I'm working toward my Master Composter certification and am wondering if this means my own compost should be P.C. Politically correct compost would not have any half-decayed woolen socks in it.
Since 1993, my compost has been inspired by Vera Work, a social worker and Holocaust survivor, who offered a weekend workshop on Post-Traumatic Stress Disorder during my last semester at Antioch University New England. Vera brought in a jar of compost that included a large rusty nail. The message to the traumatized client was clear. Everything eventually composts.
So for years, i threw old ripped woolen or cotton shirts or sweaters into my compost. Clothes that had no future even in a big yellow Planet Aid box. I thought decrepit clothes would instead aid the soil of my garden.

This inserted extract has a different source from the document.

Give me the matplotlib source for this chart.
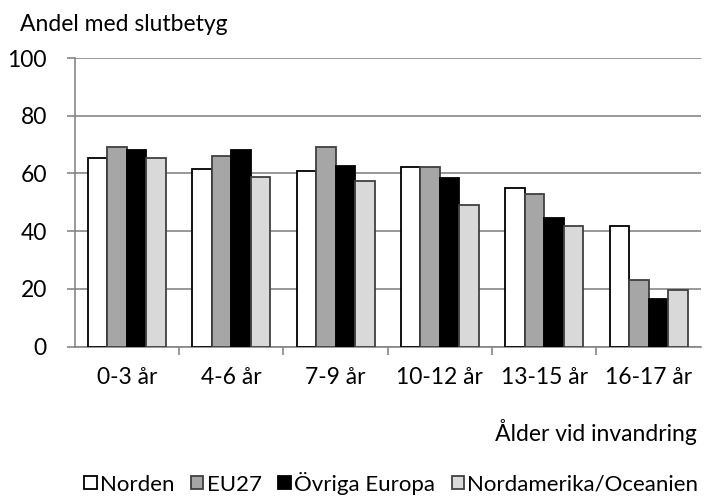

But then, digging into a 3-year-old compost bin, i'd shovel out a more or less whole green sweater matted with fibrous roots. Maybe it wasn't wool after all. A braided rug decayed into one or two foot lengths. I'd pull out the braids and snake them into the neighboring bin where i'd run into the blue strands a year or two later. A moccasin from Alaska lined with rabbit fur--i had worn holes in the sole at the heel and the ball of the foot, but the leather remained. A shred of a filmy cotton blouse my mother gave me for Christmas in 1977 now floats around my vegetable garden.
I've stopped throwing my ratty old clothes in the compost. Just last night, i tossed a hole-y wool sock into the trash.
Now when i pull what remains of a leather glove or a hotpad out of the compost, i put it in the trash bag that's headed for the dumpster. I wonder what archeologists a thousand years from now will make of a grimy, dirt laden, and ripped black cotton t-shirt?